Tuesday Statisticz: Foreign Ratings of US Comedies Part I

In Creative Destruction, Tyler Cowen argues that
Movie producers know that action films are easiest to export to many different countries. Heroism, excitement, and violence do not vary so much across cultures. comedies, with their nuances of dialogue and their culturally specific references, are the hardest to sell abroad. A global market in cinema therefore encourages action films more than it does sophisticated comedy.
Previously this would be based on intuition, but with imdb's huge data corpus we can now make it empirical. The null hypothesis is that the US and non-US samples do not differ significantly.
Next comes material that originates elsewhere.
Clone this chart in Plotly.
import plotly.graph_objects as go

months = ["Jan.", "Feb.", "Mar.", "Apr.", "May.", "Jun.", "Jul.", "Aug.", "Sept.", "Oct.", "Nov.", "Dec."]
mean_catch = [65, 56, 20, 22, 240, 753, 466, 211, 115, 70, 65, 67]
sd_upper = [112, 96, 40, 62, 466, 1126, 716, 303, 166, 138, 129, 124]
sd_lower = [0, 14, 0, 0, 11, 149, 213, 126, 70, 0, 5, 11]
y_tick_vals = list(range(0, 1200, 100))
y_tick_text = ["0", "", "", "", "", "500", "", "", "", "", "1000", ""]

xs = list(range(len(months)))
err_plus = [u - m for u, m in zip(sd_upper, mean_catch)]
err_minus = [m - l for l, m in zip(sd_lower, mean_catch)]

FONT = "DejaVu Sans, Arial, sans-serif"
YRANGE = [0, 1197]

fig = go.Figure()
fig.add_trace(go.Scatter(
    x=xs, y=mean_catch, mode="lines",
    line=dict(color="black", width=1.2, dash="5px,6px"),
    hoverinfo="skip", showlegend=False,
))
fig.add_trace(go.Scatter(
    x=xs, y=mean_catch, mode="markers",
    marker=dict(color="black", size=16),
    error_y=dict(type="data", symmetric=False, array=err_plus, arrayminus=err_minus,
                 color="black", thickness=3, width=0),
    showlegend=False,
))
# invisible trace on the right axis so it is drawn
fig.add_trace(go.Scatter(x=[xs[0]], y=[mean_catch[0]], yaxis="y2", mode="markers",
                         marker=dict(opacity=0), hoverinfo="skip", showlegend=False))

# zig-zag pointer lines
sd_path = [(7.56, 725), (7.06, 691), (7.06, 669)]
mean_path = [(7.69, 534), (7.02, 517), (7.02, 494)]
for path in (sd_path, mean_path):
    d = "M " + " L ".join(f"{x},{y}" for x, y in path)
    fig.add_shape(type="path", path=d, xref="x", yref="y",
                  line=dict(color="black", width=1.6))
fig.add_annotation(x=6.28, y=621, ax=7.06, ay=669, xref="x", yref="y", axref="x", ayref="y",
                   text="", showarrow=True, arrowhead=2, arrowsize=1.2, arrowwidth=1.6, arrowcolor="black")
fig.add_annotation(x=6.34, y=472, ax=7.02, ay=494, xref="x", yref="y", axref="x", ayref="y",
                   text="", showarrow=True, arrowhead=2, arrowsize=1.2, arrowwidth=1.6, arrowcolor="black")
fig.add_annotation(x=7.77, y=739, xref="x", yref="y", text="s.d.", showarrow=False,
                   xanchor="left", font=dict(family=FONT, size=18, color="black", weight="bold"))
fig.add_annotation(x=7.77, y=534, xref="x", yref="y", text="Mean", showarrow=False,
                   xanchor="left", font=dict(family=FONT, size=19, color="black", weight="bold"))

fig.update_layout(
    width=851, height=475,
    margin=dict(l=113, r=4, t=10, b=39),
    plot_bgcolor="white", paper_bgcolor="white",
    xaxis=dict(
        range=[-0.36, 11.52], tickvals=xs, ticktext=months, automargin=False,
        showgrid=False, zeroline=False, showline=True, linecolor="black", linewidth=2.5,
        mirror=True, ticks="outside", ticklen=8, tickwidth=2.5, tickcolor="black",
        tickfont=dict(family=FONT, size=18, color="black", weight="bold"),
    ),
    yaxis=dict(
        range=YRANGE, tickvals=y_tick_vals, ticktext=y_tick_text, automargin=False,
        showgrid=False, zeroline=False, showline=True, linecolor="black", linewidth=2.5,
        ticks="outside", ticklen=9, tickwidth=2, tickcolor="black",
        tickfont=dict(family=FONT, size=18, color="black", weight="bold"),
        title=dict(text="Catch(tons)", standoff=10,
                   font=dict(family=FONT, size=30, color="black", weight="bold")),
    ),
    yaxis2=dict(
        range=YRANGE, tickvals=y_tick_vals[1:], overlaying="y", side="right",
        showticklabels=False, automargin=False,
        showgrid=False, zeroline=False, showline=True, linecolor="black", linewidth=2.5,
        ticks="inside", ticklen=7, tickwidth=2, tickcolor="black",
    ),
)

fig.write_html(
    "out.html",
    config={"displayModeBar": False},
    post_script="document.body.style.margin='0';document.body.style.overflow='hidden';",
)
Should we reject it?

So as to not bias my sample based on the trash that my friends and I enjoy watching, I randomly sampled 2 movies from each decade since the 1960s from Wikipedia's list of US comedies using this random integer generator. Movies were re-generated unless they had at least 2000 total votes. I also generated 10 US movies from the 1960s on from the action category from the Wikipedia's list here.
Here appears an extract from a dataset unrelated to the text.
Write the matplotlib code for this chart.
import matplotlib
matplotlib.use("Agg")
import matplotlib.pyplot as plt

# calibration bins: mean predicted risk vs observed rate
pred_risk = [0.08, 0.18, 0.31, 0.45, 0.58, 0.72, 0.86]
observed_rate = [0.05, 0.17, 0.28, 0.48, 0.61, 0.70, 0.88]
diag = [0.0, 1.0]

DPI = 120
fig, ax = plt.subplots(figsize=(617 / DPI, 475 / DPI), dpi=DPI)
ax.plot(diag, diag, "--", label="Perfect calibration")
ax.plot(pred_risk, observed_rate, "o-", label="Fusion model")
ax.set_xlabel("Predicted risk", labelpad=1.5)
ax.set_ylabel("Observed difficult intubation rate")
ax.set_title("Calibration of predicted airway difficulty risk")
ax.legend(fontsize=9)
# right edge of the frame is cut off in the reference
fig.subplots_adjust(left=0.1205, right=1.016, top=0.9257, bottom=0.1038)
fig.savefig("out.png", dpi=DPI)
The preliminary data suggests that there is no significant difference between the ratings. The mean US ratings for these comedies is 6.91 and the non-US mean rating is 6.71, but due to the high standard deviations (.80 and .89), the difference is not significant with a two-tailed t-test (p=.604). The mean US ratings for the action films is 6.22, SD 1.097, and that for the non-US ratings is 6.13, SD 1.025, which is clearly also not significant.
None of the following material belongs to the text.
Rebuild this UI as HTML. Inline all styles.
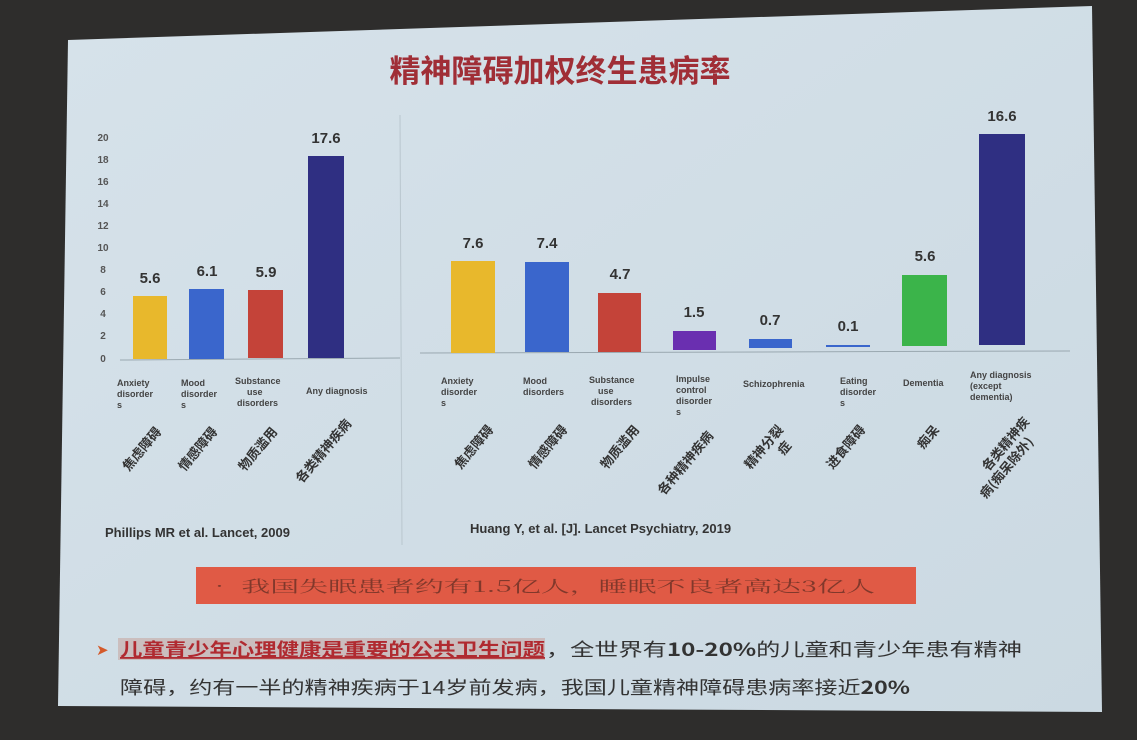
<!DOCTYPE html>
<html><head><meta charset="utf-8"><style>
html,body{margin:0;padding:0;width:1137px;height:740px;overflow:hidden;background:#2b2a2a;}
svg{display:block}
</style></head><body>
<svg width="1137" height="740" viewBox="0 0 1137 740" font-family="Liberation Sans, Noto Sans CJK SC, sans-serif">
<defs><linearGradient id="bg" x1="0" y1="0" x2="1" y2="1"><stop offset="0" stop-color="#d6e2ea"/><stop offset="1" stop-color="#cbd9e2"/></linearGradient></defs>
<rect width="1137" height="740" fill="#2e2d2c"/>
<polygon points="68,40 1092,6 1102,712 58,706" fill="url(#bg)"/>
<text x="560" y="82" text-anchor="middle" font-size="31" font-weight="bold" fill="#a02e36" font-family="Noto Sans CJK SC, sans-serif">精神障碍加权终生患病率</text>
<line x1="400" y1="115" x2="402" y2="545" stroke="#b9c6ce" stroke-width="1"/>
<g font-size="10" font-weight="bold" fill="#555" text-anchor="middle">
<text x="103" y="141">20</text><text x="103" y="163">18</text><text x="103" y="185">16</text><text x="103" y="207">14</text><text x="103" y="229">12</text><text x="103" y="251">10</text><text x="103" y="273">8</text><text x="103" y="295">6</text><text x="103" y="317">4</text><text x="103" y="339">2</text><text x="103" y="362">0</text>
</g>
<line x1="120" y1="360" x2="400" y2="358" stroke="#9aa8b0"/>
<rect x="133" y="296" width="34" height="63" fill="#e8b82c"/>
<rect x="189" y="289" width="35" height="70" fill="#3a66cc"/>
<rect x="248" y="290" width="35" height="68" fill="#c44339"/>
<rect x="308" y="156" width="36" height="202" fill="#2f2f82"/>
<g font-size="15" font-weight="bold" fill="#333" text-anchor="middle">
<text x="150" y="283">5.6</text><text x="207" y="276">6.1</text><text x="266" y="277">5.9</text><text x="326" y="143">17.6</text>
<text x="473" y="248">7.6</text><text x="547" y="248">7.4</text><text x="620" y="279">4.7</text><text x="694" y="317">1.5</text><text x="770" y="325">0.7</text><text x="848" y="331">0.1</text><text x="925" y="261">5.6</text><text x="1002" y="121">16.6</text>
</g>
<line x1="420" y1="353" x2="1070" y2="351" stroke="#9aa8b0"/>
<rect x="451" y="261" width="44" height="92" fill="#e8b82c"/>
<rect x="525" y="262" width="44" height="90" fill="#3a66cc"/>
<rect x="598" y="293" width="43" height="59" fill="#c44339"/>
<rect x="673" y="331" width="43" height="19" fill="#6a2fb0"/>
<rect x="749" y="339" width="43" height="9" fill="#3a66cc"/>
<rect x="826" y="345" width="44" height="2" fill="#3a66cc"/>
<rect x="902" y="275" width="45" height="71" fill="#3bb44a"/>
<rect x="979" y="134" width="46" height="211" fill="#2f2f82"/>
<g font-size="9" fill="#444" font-weight="bold">
<text x="117" y="386">Anxiety</text><text x="117" y="397">disorder</text><text x="117" y="408">s</text>
<text x="181" y="386">Mood</text><text x="181" y="397">disorder</text><text x="181" y="408">s</text>
<text x="235" y="384">Substance</text><text x="247" y="395">use</text><text x="237" y="406">disorders</text>
<text x="306" y="394">Any diagnosis</text>
<text x="441" y="384">Anxiety</text><text x="441" y="395">disorder</text><text x="441" y="406">s</text>
<text x="523" y="384">Mood</text><text x="523" y="395">disorders</text>
<text x="589" y="383">Substance</text><text x="598" y="394">use</text><text x="591" y="405">disorders</text>
<text x="676" y="382">Impulse</text><text x="676" y="393">control</text><text x="676" y="404">disorder</text><text x="676" y="415">s</text>
<text x="743" y="387">Schizophrenia</text>
<text x="840" y="384">Eating</text><text x="840" y="395">disorder</text><text x="840" y="406">s</text>
<text x="903" y="386">Dementia</text>
<text x="970" y="378">Any diagnosis</text><text x="970" y="389">(except</text><text x="970" y="400">dementia)</text>
</g>
<g font-size="13" font-weight="bold" fill="#333" font-family="Noto Sans CJK SC, sans-serif" text-anchor="end">
<text transform="translate(162,432) rotate(-50)">焦虑障碍</text>
<text transform="translate(218,432) rotate(-50)">情感障碍</text>
<text transform="translate(278,432) rotate(-50)">物质滥用</text>
<text transform="translate(352,424) rotate(-50)">各类精神疾病</text>
<text transform="translate(494,430) rotate(-50)">焦虑障碍</text>
<text transform="translate(568,430) rotate(-50)">情感障碍</text>
<text transform="translate(640,430) rotate(-50)">物质滥用</text>
<text transform="translate(714,436) rotate(-50)">各种精神疾病</text>
<text transform="translate(784,430) rotate(-50)">精神分裂</text>
<text transform="translate(792,446) rotate(-50)">症</text>
<text transform="translate(866,430) rotate(-50)">进食障碍</text>
<text transform="translate(940,430) rotate(-50)">痴呆</text>
<text transform="translate(1030,422) rotate(-50)">各类精神疾</text>
<text transform="translate(1034,442) rotate(-50)">病(痴呆除外)</text>
</g>
<text x="105" y="537" font-size="13" font-weight="bold" fill="#333">Phillips MR  et al. Lancet, 2009</text>
<text x="470" y="533" font-size="13" font-weight="bold" fill="#333">Huang Y, et al. [J]. Lancet Psychiatry, 2019</text>
<rect x="196" y="567" width="720" height="37" fill="#e05a45"/>
<text x="205" y="592" font-size="16" fill="#6a3025" opacity="0.8" font-family="Noto Serif CJK SC, serif" textLength="670" lengthAdjust="spacingAndGlyphs">•  我国失眠患者约有1.5亿人，睡眠不良者高达3亿人</text>
<text x="96" y="655" font-size="15" fill="#d45a2a">➤</text>
<rect x="118" y="638" width="427" height="22" fill="#c7a9a3" opacity="0.6"/>
<text x="120" y="656" font-size="18" font-weight="bold" fill="#b02a30" font-family="Noto Sans CJK SC, sans-serif" text-decoration="underline" textLength="425" lengthAdjust="spacingAndGlyphs">儿童青少年心理健康是重要的公共卫生问题</text>
<text x="546" y="656" font-size="18" fill="#333" font-family="Noto Sans CJK SC, sans-serif" textLength="476" lengthAdjust="spacingAndGlyphs">，全世界有<tspan font-weight="bold">10-20%</tspan>的儿童和青少年患有精神</text>
<text x="120" y="694" font-size="18" fill="#333" font-family="Noto Sans CJK SC, sans-serif" textLength="790" lengthAdjust="spacingAndGlyphs">障碍，约有一半的精神疾病于14岁前发病，我国儿童精神障碍患病率接近<tspan font-weight="bold">20%</tspan></text>
</svg>
</body></html>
My work is not nearly complete, because I think there were some serious flaws in the methodology. These are the questions I will contemplating in the upcoming weeks:

1) Should I conduct a t-test for each of the different movies and then conduct a meta-test on all of them, or should I sum their ratings first?

2) Given a large sample like the non-US ratings for Logan's Run here, how do I calculate the standard deviation? I know the formula and I can do it for small samples where I can input each value but this larger one is giving me trouble.

3) Would a sample based on only the 2000s be more indicative of current cultural trends? I think it might, because so many of the old movies have pre-existing cultural status that US or non-US raters might be especially biased before watching.

4) Is the world is a mere hotch-potch of random cohesions and dispersions, or is it a unity of order and providence? Should I care?